È iniziato ieri il processo di Salah Abdeslam, il terrorista complice degli attentati del 13 novembre 2015 a Parigi. Alle 6 di mattina ha avuto luogo il trasferimento dalla prigione di Fleury-Merogis in Francia, dove era incarcerato.

Salah Abdeslam rischia 20 anni di carcere

Presente in aula assieme a lui anche il suo complice Sofiane Ayari, fuggito assieme a lui dopo la sparatoria contro i poliziotti durante il blitz avvenuto il 15 marzo 2016, prima che, il 18 marzo, Salah venisse arrestato. Ben 4 mesi di fuga, al termine dei quali Abdeslam ha sempre rifiutato di rispondere alle domande avvalendosi del diritto al silenzio.
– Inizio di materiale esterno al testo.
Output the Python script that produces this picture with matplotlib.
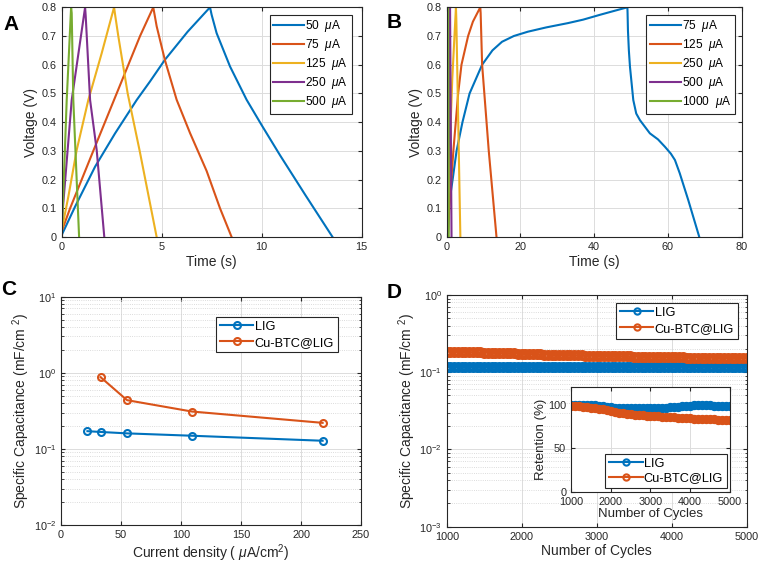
import numpy as np
import matplotlib
matplotlib.use("Agg")
import matplotlib.pyplot as plt
from matplotlib.ticker import LogLocator, NullFormatter

plt.rcParams['font.family'] = ['Liberation Sans', 'DejaVu Sans']
plt.rcParams['mathtext.fontset'] = 'custom'
plt.rcParams['mathtext.rm'] = 'Liberation Sans'
plt.rcParams['mathtext.it'] = 'Liberation Sans:italic'

# MATLAB default colours
c_blue, c_red, c_yel, c_pur, c_grn = '#0072BD', '#D95319', '#EDB120', '#7E2F8E', '#77AC30'
dark = '#262626'

# ---------------- A: GCD of LIG ----------------
a_labels = ['50  $\\mu$A', '75  $\\mu$A', '125  $\\mu$A', '250  $\\mu$A', '500  $\\mu$A']
a50_t = [0, 0.67, 1.67, 2.67, 3.75, 4.42, 5.16, 6.3, 7.42, 7.5, 7.75, 8.42, 9.25, 10.0, 10.92, 12.2, 13.55]
a50_v = [0.007, 0.106, 0.245, 0.361, 0.477, 0.542, 0.617, 0.715, 0.8, 0.774, 0.71, 0.594, 0.478, 0.39, 0.285, 0.145, 0.0]
a75_t = [0, 0.42, 1.58, 2.75, 3.92, 4.58, 4.75, 5.16, 5.75, 6.42, 7.25, 7.92, 8.5]
a75_v = [0.02, 0.1, 0.3, 0.5, 0.7, 0.8, 0.734, 0.617, 0.478, 0.362, 0.23, 0.1, 0.0]
a125_t = [0, 0.33, 0.75, 1.33, 2.0, 2.62, 2.68, 2.83, 3.3, 3.9, 4.75]
a125_v = [0.024, 0.14, 0.303, 0.477, 0.64, 0.8, 0.77, 0.7, 0.5, 0.3, 0.0]
a250_t = [0, 0.5, 1.17, 1.2, 1.42, 1.75, 2.13]
a250_v = [0.05, 0.477, 0.8, 0.77, 0.477, 0.303, 0.0]
a500_t = [0, 0.25, 0.47, 0.5, 0.58, 0.87]
a500_v = [0.0, 0.477, 0.8, 0.78, 0.477, 0.0]

# ---------------- B: GCD of Cu-BTC@LIG ----------------
b_labels = ['75  $\\mu$A', '125  $\\mu$A', '250  $\\mu$A', '500  $\\mu$A', '1000  $\\mu$A']
b75_t = [0.3, 0.7, 1.6, 2.67, 4.27, 6.2, 9.6, 12.4, 15, 18.2, 22, 27, 32.9, 37, 41.6, 45, 49.0,
         49.05, 49.15, 49.4, 49.7, 50.6, 51.4, 52.4, 55.1, 57.3, 59.2, 60.8, 61.9, 63.2, 65.5, 68.5]
b75_v = [0.0, 0.12, 0.2, 0.3, 0.4, 0.5, 0.6, 0.65, 0.68, 0.7, 0.715, 0.73, 0.745, 0.757, 0.774, 0.786, 0.8,
         0.78, 0.72, 0.65, 0.593, 0.477, 0.43, 0.407, 0.361, 0.34, 0.314, 0.29, 0.268, 0.222, 0.129, 0.0]
b125_t = [0.3, 0.7, 1.8, 3.1, 4.0, 5.8, 7.1, 9.1, 9.2, 9.6, 11.4, 13.5]
b125_v = [0.0, 0.1, 0.3, 0.5, 0.6, 0.7, 0.75, 0.8, 0.78, 0.6, 0.3, 0.0]
b250_t = [0.2, 0.8, 1.5, 2.5, 2.6, 3.7]
b250_v = [0.0, 0.3, 0.55, 0.8, 0.76, 0.0]
b500_t = [0.3, 0.9, 1.3]
b500_v = [0.0, 0.8, 0.0]
b1000_t = [0.1, 0.35, 0.55]
b1000_v = [0.0, 0.8, 0.0]

# ---------------- C: rate capability ----------------
c_lig_x = [22, 33, 55, 109, 218]
c_lig_y = [0.171, 0.167, 0.160, 0.149, 0.128]
c_cu_x = [33, 55, 109, 218]
c_cu_y = [0.875, 0.437, 0.310, 0.220]

# ---------------- D: cycling ----------------
d_cycles = np.arange(1000, 5001, 50)
d_lig = [0.117, 0.117, 0.117, 0.117, 0.117, 0.117, 0.117, 0.117, 0.117, 0.117,
         0.117, 0.117, 0.116, 0.116, 0.116, 0.116, 0.116, 0.116, 0.116, 0.116,
         0.116, 0.116, 0.116, 0.116, 0.116, 0.116, 0.116, 0.116, 0.116, 0.116,
         0.116, 0.116, 0.116, 0.116, 0.116, 0.116, 0.116, 0.116, 0.116, 0.116,
         0.116, 0.116, 0.116, 0.116, 0.116, 0.117, 0.117, 0.117, 0.117, 0.117,
         0.117, 0.117, 0.117, 0.117, 0.117, 0.117, 0.117, 0.117, 0.117, 0.117,
         0.117, 0.117, 0.117, 0.117, 0.117, 0.117, 0.117, 0.117, 0.117, 0.117,
         0.117, 0.117, 0.117, 0.117, 0.117, 0.116, 0.116, 0.116, 0.116, 0.116,
         0.116]
d_cu = [0.184, 0.184, 0.183, 0.183, 0.182, 0.182, 0.181, 0.181, 0.180, 0.180,
        0.179, 0.179, 0.178, 0.178, 0.177, 0.176, 0.176, 0.175, 0.175, 0.174,
        0.173, 0.173, 0.172, 0.171, 0.171, 0.170, 0.169, 0.169, 0.168, 0.168,
        0.167, 0.167, 0.166, 0.166, 0.165, 0.165, 0.165, 0.164, 0.164, 0.163,
        0.163, 0.163, 0.162, 0.162, 0.161, 0.161, 0.161, 0.160, 0.160, 0.160,
        0.159, 0.159, 0.159, 0.158, 0.158, 0.158, 0.157, 0.157, 0.157, 0.157,
        0.156, 0.156, 0.156, 0.156, 0.155, 0.155, 0.155, 0.155, 0.155, 0.154,
        0.154, 0.154, 0.154, 0.154, 0.153, 0.153, 0.153, 0.153, 0.153, 0.153,
        0.153]
ins_cycles = np.arange(1000, 5001, 100)
ins_lig = [100.0, 100.0, 100.0, 99.9, 99.8, 99.5, 99.1, 98.6, 98.0, 97.4,
           96.9, 96.5, 96.2, 96.0, 95.9, 95.8, 95.8, 95.8, 95.9, 96.0,
           96.1, 96.2, 96.3, 96.5, 96.7, 96.9, 97.2, 97.6, 98.0, 98.4,
           98.8, 99.1, 99.3, 99.4, 99.3, 99.1, 98.8, 98.5, 98.3, 98.1, 98.0]
ins_cu = [99.0, 98.5, 98.0, 97.5, 97.0, 96.6, 96.0, 95.3, 94.5, 93.5,
          92.5, 91.6, 90.8, 90.1, 89.5, 89.0, 88.5, 88.1, 87.7, 87.4,
          87.1, 86.8, 86.5, 86.2, 85.9, 85.6, 85.3, 85.0, 84.7, 84.4,
          84.2, 84.0, 83.8, 83.6, 83.4, 83.2, 83.0, 82.8, 82.6, 82.5, 82.4]


def style(ax, tick_size=7.8):
    for s in ax.spines.values():
        s.set_color(dark)
        s.set_linewidth(0.8)
    ax.tick_params(which='both', direction='in', top=True, right=True,
                   colors=dark, labelsize=tick_size, length=3)
    ax.tick_params(which='minor', length=1.8)
    ax.grid(True, which='major', color='#dcdcdc', linewidth=0.7)
    ax.set_axisbelow(True)


def legend(ax, loc, anchor, size=8.6, spacing=0.25):
    lg = ax.legend(loc=loc, bbox_to_anchor=anchor, bbox_transform=fig.transFigure,
                   fontsize=size, fancybox=False, framealpha=1, edgecolor=dark,
                   handlelength=2.6, handletextpad=0.1, labelspacing=spacing,
                   borderpad=0.3, borderaxespad=0)
    lg.get_frame().set_linewidth(0.8)
    return lg


fig = plt.figure(figsize=(7.6, 5.7), dpi=100)
colors = [c_blue, c_red, c_yel, c_pur, c_grn]

# Panel A
axA = fig.add_axes([0.0812, 0.5842, 0.3945, 0.4030])
for t, v, c, lab in zip([a50_t, a75_t, a125_t, a250_t, a500_t],
                        [a50_v, a75_v, a125_v, a250_v, a500_v], colors, a_labels):
    axA.plot(t, v, color=c, lw=1.5, label=lab)
axA.set_xlim(0, 15)
axA.set_ylim(0, 0.8)
axA.set_xticks([0, 5, 10, 15])
axA.set_yticks(np.arange(0, 0.81, 0.1))
axA.set_yticklabels(['0', '0.1', '0.2', '0.3', '0.4', '0.5', '0.6', '0.7', '0.8'])
axA.set_xlabel('Time (s)', fontsize=10, color=dark, labelpad=2)
axA.set_ylabel('Voltage (V)', fontsize=10, color=dark, labelpad=3)
style(axA)
legend(axA, 'upper right', (0.463, 0.974))

# Panel B
axB = fig.add_axes([0.5878, 0.5842, 0.3881, 0.4030])
for t, v, c, lab in zip([b75_t, b125_t, b250_t, b500_t, b1000_t],
                        [b75_v, b125_v, b250_v, b500_v, b1000_v], colors, b_labels):
    axB.plot(t, v, color=c, lw=1.5, label=lab)
axB.set_xlim(0, 80)
axB.set_ylim(0, 0.8)
axB.set_xticks([0, 20, 40, 60, 80])
axB.set_yticks(np.arange(0, 0.81, 0.1))
axB.set_yticklabels(['0', '0.1', '0.2', '0.3', '0.4', '0.5', '0.6', '0.7', '0.8'])
axB.set_xlabel('Time (s)', fontsize=10, color=dark, labelpad=2)
axB.set_ylabel('Voltage (V)', fontsize=10, color=dark, labelpad=3)
style(axB)
legend(axB, 'upper right', (0.967, 0.974))

# Panel C
axC = fig.add_axes([0.0803, 0.0789, 0.3947, 0.4006])
axC.plot(c_lig_x, c_lig_y, '-o', color=c_blue, lw=1.5, ms=5, mfc='none', mew=1.5, label='LIG')
axC.plot(c_cu_x, c_cu_y, '-o', color=c_red, lw=1.5, ms=5, mfc='none', mew=1.5, label='Cu-BTC@LIG')
axC.set_yscale('log')
axC.set_xlim(0, 250)
axC.set_ylim(1e-2, 1e1)
axC.set_xticks([0, 50, 100, 150, 200, 250])
style(axC)
axC.yaxis.set_minor_locator(LogLocator(base=10, subs=np.arange(2, 10)))
axC.yaxis.set_minor_formatter(NullFormatter())
axC.grid(True, which='minor', axis='y', color='#d0d0d0', linewidth=0.6, linestyle=':')
axC.set_xlabel('Current density ( $\\mu$A/cm$^2$)', fontsize=10, color=dark, labelpad=2)
axC.set_ylabel('Specific Capacitance (mF/cm $^{2}$)', fontsize=10, color=dark, labelpad=1)
legend(axC, 'upper right', (0.4447, 0.4439), size=9.2, spacing=0.3)

# Panel D
axD = fig.add_axes([0.5878, 0.0760, 0.3947, 0.4065])
axD.plot(d_cycles, d_lig, '-o', color=c_blue, lw=1.5, ms=5.5, mfc='none', mew=2.4, label='LIG')
axD.plot(d_cycles, d_cu, '-o', color=c_red, lw=1.5, ms=5.5, mfc='none', mew=2.4, label='Cu-BTC@LIG')
axD.set_yscale('log')
axD.set_xlim(1000, 5000)
axD.set_ylim(1e-3, 1e0)
axD.set_xticks([1000, 2000, 3000, 4000, 5000])
style(axD)
axD.yaxis.set_minor_locator(LogLocator(base=10, subs=np.arange(2, 10)))
axD.yaxis.set_minor_formatter(NullFormatter())
axD.grid(True, which='minor', axis='y', color='#d0d0d0', linewidth=0.6, linestyle=':')
axD.set_xlabel('Number of Cycles', fontsize=10, color=dark, labelpad=2)
axD.set_ylabel('Specific Capacitance (mF/cm $^{2}$)', fontsize=10, color=dark, labelpad=1)
lgD = legend(axD, 'upper right', (0.971, 0.4684), size=9.2, spacing=0.3)
for h in lgD.get_lines():
    h.set_markersize(4.5)
    h.set_markeredgewidth(1.5)

# Inset of D
axI = fig.add_axes([0.7513, 0.1374, 0.2092, 0.1832])
axI.plot(ins_cycles, ins_lig, '-o', color=c_blue, lw=1.5, ms=4.5, mfc='none', mew=2.2, label='LIG')
axI.plot(ins_cycles, ins_cu, '-o', color=c_red, lw=1.5, ms=4.5, mfc='none', mew=2.2, label='Cu-BTC@LIG')
axI.set_xlim(1000, 5000)
axI.set_ylim(0, 120)
axI.set_xticks([1000, 2000, 3000, 4000, 5000])
axI.set_yticks([0, 50, 100])
style(axI, tick_size=7.8)
axI.set_xlabel('Number of Cycles', fontsize=9.5, color=dark, labelpad=1)
axI.set_ylabel('Retention (%)', fontsize=9.5, color=dark, labelpad=1)
lgI = legend(axI, 'lower right', (0.9566, 0.1439), size=9.2, spacing=0.2)
for h in lgI.get_lines():
    h.set_markersize(4.5)
    h.set_markeredgewidth(1.5)

# panel letters
for x, y, s in [(0.004, 0.948, 'A'), (0.509, 0.951, 'B'), (0.002, 0.482, 'C'), (0.509, 0.477, 'D')]:
    fig.text(x, y, s, fontsize=15, fontweight='bold', color='black')

fig.savefig('out.png', dpi=100)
Ed è proprio di tentato omicidio multiplo di poliziotti con aggravante del contesto terroristico che i due sono accusati: per Salah Abdeslam è stato chiesto il massimo della pena, pari a 20 anni di carcere. Il processo infatti si svolge solo per i fatti di Molenbeek e non è legato agli attacchi di Parigi (di tale processo ancora non si conosce la data, ma avrà luogo entro il 2020).

'Non ho paura di voi, per i musulmani non c'è presunzione d'innocenza'

L'unico sopravvissuto del commando che seminò il panico il 13 novembre 2015 a Parigi, si è presentato con lunghi capelli e barba incolta. Dall'aspetto provato, il terrorista si è così espresso durante il suo processo: "I musulmani sono trattati e giudicati nella peggiore delle maniere, senza pietà, non c'è presunzione di innocenza per noi.

Giudicatemi, fate pure quello che volete, io ho fiducia in Allah e non ho paura di voi. Il mio silenzio non è sinonimo di colpevolezza, mi piacerebbe che durante il processo ci si basasse su prove scientifiche e tangibili". Ricordiamo che Salah Abdeslam non si fece saltare in aria allo Stade de France come invece previsto dal piano e per questo fu anche ricercato dallo stesso Stato Islamico a cui prestò giuramento.

Il processo a cui è sottoposto al momento è stato messo in pausa su esplicita richiesta dell'avvocato difensore di Salah, Sven Mary, per preparare meglio la difesa e riprenderà soltanto giovedì. La pausa ha causato uno slittamento della fine del processo che dunque potrebbe durare anche fino alla metà della prossima settimana.

Ora ci si chiede se il giovane terrorista di 28 anni, nato a Molenbeek, deciderà di collaborare come promesso in precedenza oppure opterà per la linea dura e ferma portata avanti finora, rifugiandosi nel suo solito impenetrabile silenzio.